▸ **Supplied data**:
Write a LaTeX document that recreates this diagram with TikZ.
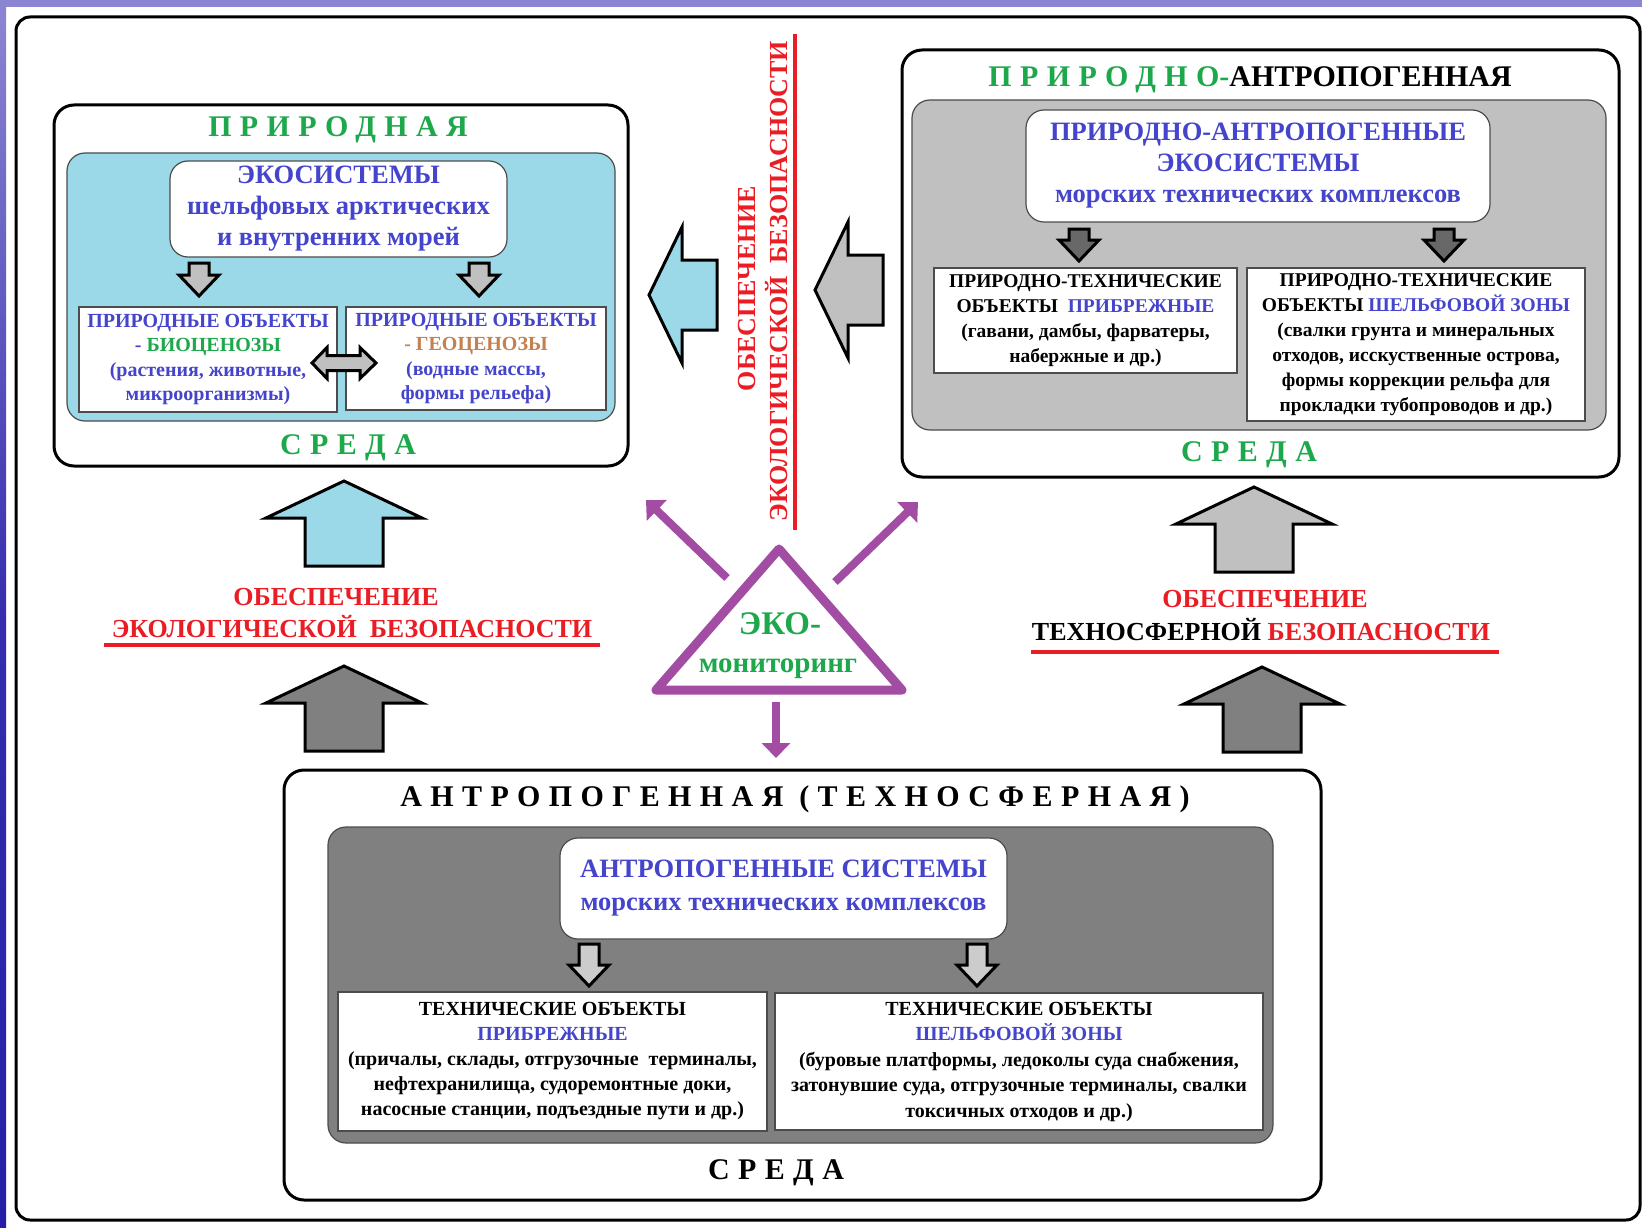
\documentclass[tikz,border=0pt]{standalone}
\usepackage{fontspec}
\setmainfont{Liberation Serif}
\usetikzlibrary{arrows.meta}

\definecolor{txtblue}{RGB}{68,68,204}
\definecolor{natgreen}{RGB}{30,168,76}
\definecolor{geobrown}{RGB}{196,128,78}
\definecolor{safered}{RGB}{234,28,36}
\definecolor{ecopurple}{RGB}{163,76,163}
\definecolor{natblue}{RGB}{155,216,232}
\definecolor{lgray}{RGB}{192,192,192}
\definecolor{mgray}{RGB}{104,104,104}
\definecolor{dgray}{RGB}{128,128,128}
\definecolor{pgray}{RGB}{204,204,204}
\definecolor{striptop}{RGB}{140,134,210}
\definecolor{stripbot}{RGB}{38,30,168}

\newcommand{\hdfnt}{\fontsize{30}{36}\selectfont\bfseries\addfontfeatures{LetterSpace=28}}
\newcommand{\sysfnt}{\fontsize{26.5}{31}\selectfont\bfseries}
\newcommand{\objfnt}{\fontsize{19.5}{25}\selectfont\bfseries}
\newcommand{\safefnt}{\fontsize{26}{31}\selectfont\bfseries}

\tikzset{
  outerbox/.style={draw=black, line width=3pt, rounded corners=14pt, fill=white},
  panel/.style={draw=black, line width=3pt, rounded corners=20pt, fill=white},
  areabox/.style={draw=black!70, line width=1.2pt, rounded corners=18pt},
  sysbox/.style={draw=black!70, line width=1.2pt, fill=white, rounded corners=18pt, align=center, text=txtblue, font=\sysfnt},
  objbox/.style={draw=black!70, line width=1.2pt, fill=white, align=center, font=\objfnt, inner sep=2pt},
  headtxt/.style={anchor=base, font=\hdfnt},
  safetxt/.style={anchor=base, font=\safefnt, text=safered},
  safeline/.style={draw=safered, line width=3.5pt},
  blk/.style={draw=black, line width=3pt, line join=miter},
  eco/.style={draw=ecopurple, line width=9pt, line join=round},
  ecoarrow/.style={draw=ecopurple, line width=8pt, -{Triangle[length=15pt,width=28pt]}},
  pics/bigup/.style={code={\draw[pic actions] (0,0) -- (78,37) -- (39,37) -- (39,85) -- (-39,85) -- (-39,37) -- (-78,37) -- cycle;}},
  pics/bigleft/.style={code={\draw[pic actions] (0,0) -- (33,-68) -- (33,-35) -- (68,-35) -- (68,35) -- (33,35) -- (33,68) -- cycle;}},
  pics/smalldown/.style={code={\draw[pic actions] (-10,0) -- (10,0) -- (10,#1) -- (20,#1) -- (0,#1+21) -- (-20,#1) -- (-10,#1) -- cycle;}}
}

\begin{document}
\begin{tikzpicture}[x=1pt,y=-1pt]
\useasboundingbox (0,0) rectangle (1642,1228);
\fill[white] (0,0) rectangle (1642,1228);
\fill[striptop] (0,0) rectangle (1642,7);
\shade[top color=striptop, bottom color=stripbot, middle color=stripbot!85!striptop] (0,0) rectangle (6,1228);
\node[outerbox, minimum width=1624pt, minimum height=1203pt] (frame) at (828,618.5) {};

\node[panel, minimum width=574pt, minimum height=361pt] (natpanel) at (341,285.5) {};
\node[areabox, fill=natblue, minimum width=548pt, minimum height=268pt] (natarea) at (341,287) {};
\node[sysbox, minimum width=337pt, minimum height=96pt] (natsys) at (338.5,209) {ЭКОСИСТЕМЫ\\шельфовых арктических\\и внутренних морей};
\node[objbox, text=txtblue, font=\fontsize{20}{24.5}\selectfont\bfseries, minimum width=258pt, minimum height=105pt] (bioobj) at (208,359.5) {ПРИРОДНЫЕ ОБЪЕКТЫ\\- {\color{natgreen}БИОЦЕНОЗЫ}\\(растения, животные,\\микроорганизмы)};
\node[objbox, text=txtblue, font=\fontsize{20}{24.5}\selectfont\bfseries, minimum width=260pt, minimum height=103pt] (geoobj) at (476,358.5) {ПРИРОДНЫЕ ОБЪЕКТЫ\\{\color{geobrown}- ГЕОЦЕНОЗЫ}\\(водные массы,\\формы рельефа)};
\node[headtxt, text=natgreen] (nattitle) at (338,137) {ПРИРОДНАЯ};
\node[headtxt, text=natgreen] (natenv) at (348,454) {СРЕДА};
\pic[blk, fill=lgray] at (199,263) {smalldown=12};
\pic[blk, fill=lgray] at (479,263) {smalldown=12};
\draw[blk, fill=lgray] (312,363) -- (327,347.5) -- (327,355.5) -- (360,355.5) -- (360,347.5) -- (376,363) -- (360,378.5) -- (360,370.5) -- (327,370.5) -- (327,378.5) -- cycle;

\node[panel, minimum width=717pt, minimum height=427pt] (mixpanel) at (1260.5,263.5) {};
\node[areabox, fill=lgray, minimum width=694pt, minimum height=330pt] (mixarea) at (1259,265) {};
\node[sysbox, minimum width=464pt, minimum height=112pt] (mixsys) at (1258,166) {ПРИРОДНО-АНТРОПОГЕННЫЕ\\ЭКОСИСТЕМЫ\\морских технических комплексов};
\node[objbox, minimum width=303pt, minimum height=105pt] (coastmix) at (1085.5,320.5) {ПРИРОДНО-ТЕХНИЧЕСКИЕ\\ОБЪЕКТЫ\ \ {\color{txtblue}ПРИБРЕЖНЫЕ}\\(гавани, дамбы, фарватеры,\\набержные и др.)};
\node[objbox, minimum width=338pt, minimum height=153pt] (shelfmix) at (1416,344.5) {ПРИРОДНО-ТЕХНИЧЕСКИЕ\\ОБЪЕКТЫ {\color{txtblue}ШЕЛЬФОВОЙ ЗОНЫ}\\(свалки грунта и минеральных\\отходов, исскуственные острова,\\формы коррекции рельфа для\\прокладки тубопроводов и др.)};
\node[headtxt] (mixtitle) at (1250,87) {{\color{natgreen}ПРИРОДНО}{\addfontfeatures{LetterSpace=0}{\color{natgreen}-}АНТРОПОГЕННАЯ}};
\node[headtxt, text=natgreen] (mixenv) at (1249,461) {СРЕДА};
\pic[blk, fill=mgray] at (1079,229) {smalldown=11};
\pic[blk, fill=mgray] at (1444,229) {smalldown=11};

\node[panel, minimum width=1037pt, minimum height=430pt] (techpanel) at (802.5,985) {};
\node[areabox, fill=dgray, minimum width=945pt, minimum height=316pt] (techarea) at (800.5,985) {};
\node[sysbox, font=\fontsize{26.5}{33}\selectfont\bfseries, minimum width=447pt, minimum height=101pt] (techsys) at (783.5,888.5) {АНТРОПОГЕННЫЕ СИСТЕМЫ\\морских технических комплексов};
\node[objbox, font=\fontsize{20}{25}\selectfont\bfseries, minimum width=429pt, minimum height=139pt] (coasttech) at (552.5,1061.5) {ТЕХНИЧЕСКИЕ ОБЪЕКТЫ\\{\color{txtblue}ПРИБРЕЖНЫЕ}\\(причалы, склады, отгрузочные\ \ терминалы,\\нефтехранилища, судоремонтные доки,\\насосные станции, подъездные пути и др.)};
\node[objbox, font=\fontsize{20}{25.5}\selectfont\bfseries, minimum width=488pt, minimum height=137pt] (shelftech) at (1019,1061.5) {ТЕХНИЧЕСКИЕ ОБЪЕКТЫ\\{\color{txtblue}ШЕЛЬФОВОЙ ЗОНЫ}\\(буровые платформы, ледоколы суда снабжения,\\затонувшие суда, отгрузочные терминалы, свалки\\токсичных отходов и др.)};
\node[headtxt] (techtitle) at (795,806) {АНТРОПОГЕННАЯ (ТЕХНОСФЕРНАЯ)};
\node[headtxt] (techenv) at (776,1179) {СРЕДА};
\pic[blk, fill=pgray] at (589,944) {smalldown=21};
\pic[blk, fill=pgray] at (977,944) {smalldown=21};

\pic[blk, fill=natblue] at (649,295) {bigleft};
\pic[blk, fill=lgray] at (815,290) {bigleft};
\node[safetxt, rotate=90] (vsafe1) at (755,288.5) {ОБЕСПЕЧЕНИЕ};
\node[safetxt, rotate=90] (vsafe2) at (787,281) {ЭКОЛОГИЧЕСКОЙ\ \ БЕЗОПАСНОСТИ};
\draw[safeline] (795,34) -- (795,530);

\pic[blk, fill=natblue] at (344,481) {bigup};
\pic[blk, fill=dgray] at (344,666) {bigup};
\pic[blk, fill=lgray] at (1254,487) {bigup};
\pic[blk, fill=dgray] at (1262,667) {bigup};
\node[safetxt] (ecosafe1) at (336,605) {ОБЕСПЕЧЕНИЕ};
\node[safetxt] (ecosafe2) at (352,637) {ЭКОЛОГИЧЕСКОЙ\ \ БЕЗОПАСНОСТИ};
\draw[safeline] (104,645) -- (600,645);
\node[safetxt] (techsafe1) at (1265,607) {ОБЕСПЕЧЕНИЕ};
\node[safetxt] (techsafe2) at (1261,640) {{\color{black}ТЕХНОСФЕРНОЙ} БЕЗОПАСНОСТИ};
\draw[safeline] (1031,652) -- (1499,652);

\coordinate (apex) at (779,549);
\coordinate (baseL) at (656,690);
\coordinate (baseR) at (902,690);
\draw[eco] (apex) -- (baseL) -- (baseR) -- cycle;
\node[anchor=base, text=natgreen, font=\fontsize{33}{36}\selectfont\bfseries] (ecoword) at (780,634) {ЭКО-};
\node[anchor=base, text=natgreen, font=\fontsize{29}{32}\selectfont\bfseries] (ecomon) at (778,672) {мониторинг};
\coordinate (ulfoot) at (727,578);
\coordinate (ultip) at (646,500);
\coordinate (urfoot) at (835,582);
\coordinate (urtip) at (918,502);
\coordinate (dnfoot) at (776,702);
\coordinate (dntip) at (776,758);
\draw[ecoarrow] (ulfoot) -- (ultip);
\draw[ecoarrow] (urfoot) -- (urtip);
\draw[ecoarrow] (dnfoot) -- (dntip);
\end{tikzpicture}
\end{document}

...

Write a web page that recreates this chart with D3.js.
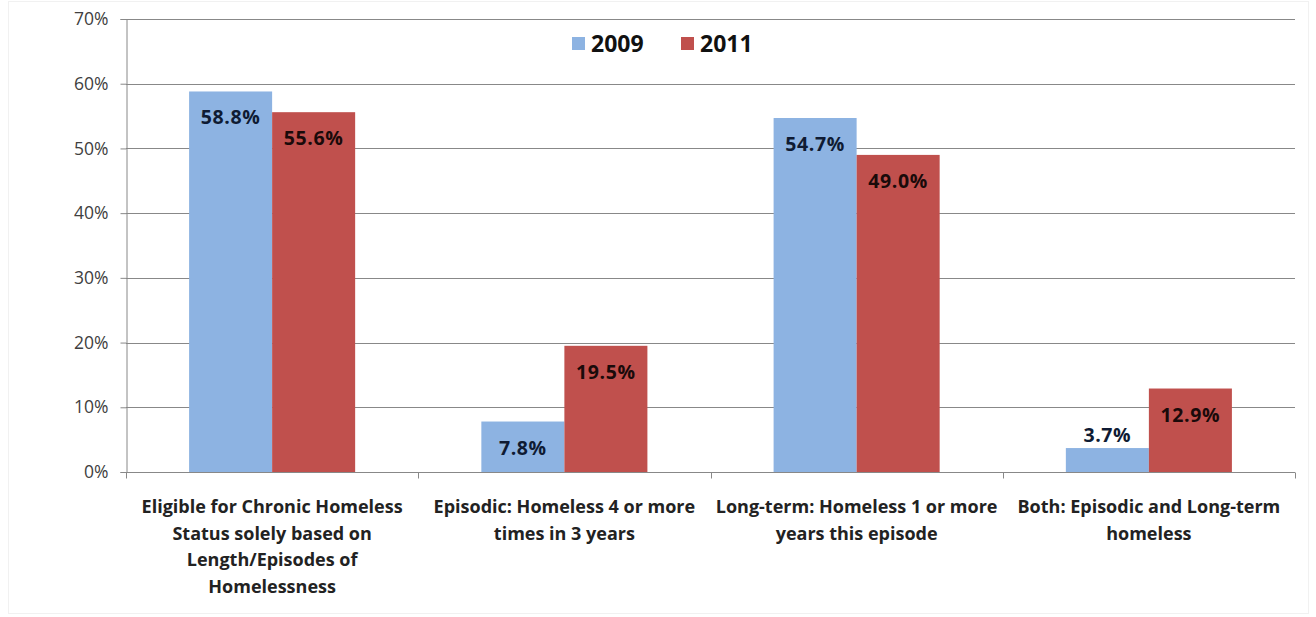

--

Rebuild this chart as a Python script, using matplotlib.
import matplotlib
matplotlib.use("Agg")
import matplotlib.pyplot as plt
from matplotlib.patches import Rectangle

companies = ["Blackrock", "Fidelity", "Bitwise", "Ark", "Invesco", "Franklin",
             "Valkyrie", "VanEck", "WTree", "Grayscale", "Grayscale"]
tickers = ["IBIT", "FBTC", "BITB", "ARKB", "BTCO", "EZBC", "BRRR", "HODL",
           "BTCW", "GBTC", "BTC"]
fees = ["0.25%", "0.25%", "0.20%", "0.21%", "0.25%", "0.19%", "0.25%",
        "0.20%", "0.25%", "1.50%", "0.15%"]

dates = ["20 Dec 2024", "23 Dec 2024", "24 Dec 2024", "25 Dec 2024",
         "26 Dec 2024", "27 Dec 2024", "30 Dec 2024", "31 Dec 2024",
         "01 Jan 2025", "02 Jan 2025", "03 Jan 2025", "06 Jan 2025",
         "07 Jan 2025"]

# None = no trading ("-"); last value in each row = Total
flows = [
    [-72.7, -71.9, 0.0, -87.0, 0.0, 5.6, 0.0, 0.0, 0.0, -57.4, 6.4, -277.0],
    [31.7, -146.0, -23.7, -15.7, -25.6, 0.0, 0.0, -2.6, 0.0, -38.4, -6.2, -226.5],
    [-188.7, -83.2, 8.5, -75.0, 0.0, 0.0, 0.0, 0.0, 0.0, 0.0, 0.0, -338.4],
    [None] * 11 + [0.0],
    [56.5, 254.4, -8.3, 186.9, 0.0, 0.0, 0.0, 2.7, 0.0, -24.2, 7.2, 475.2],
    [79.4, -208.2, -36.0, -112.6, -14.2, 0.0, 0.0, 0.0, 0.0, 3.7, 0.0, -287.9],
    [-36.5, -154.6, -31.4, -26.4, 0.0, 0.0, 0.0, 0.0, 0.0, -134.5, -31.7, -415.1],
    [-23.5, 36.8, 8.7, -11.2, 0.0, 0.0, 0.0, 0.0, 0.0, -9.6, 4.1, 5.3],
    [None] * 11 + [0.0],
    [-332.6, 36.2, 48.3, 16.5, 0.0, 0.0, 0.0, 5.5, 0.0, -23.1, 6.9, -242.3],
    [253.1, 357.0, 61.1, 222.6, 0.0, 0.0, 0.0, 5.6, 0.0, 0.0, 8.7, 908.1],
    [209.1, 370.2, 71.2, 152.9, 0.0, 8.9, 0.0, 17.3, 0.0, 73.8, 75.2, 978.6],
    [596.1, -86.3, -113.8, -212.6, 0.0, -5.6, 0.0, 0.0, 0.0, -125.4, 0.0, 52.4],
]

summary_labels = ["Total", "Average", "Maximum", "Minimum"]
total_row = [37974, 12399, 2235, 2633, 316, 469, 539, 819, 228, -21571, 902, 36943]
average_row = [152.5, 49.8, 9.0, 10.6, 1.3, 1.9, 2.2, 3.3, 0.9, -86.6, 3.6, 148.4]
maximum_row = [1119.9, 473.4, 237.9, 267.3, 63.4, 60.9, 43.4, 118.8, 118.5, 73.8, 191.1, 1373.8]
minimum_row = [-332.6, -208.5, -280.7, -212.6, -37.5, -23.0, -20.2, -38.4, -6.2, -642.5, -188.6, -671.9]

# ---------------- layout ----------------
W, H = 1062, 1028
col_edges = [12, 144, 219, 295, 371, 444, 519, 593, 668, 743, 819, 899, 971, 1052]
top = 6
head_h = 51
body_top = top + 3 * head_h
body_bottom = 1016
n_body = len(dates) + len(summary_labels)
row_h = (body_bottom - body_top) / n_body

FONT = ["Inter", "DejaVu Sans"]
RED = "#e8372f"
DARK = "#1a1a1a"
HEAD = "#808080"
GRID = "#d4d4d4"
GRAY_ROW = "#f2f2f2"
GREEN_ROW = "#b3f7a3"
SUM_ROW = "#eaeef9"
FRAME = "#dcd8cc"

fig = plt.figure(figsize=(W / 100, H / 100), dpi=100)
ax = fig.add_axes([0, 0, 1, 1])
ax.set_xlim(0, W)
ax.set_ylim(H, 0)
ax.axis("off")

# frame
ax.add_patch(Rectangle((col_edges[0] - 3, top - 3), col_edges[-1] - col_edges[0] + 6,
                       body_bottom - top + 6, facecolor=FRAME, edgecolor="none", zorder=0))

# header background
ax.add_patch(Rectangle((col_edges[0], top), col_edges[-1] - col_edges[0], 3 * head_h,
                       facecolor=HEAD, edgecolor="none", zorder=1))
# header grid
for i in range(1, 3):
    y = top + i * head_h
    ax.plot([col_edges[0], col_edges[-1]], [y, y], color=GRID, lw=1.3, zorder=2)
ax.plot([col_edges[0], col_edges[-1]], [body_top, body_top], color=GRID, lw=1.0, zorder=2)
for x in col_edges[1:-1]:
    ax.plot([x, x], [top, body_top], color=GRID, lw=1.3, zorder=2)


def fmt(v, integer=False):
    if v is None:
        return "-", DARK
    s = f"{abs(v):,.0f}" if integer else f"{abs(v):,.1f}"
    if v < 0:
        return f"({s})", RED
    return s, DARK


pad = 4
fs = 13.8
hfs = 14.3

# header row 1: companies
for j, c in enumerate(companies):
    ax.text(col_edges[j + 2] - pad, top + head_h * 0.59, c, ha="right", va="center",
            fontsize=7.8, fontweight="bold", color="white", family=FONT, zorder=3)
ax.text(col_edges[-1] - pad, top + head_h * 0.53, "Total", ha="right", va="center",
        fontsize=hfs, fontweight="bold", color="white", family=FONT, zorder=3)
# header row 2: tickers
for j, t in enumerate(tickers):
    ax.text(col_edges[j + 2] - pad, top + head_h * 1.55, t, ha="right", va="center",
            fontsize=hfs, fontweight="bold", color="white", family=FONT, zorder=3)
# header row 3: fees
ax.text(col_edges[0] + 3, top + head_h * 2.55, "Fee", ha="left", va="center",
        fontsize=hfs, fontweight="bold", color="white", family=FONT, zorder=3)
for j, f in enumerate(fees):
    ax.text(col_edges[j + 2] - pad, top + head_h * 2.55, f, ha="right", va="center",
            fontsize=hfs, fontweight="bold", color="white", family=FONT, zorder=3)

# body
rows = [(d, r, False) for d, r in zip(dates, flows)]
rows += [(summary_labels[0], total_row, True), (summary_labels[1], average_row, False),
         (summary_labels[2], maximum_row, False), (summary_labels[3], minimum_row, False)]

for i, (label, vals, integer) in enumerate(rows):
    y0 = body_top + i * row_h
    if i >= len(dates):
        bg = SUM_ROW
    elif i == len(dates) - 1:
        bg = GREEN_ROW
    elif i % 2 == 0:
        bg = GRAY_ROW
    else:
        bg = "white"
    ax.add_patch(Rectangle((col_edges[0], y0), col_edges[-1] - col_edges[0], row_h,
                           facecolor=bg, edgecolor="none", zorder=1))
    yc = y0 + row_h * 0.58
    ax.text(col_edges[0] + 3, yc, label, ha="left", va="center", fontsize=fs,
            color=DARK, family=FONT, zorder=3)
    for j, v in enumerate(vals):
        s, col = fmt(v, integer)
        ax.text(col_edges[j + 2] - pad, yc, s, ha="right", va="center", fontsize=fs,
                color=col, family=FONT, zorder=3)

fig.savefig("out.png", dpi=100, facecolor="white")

▸ **Given task**: Both the line with "Rebuild this chart" and the line with "from matplotlib.patches import Rectangle" belong in the extract, along with every line between them; set down those lines exactly and only.

▸ **Solution to the problem**:
Rebuild this chart as a Python script, using matplotlib.
import matplotlib
matplotlib.use("Agg")
import matplotlib.pyplot as plt
from matplotlib.patches import Rectangle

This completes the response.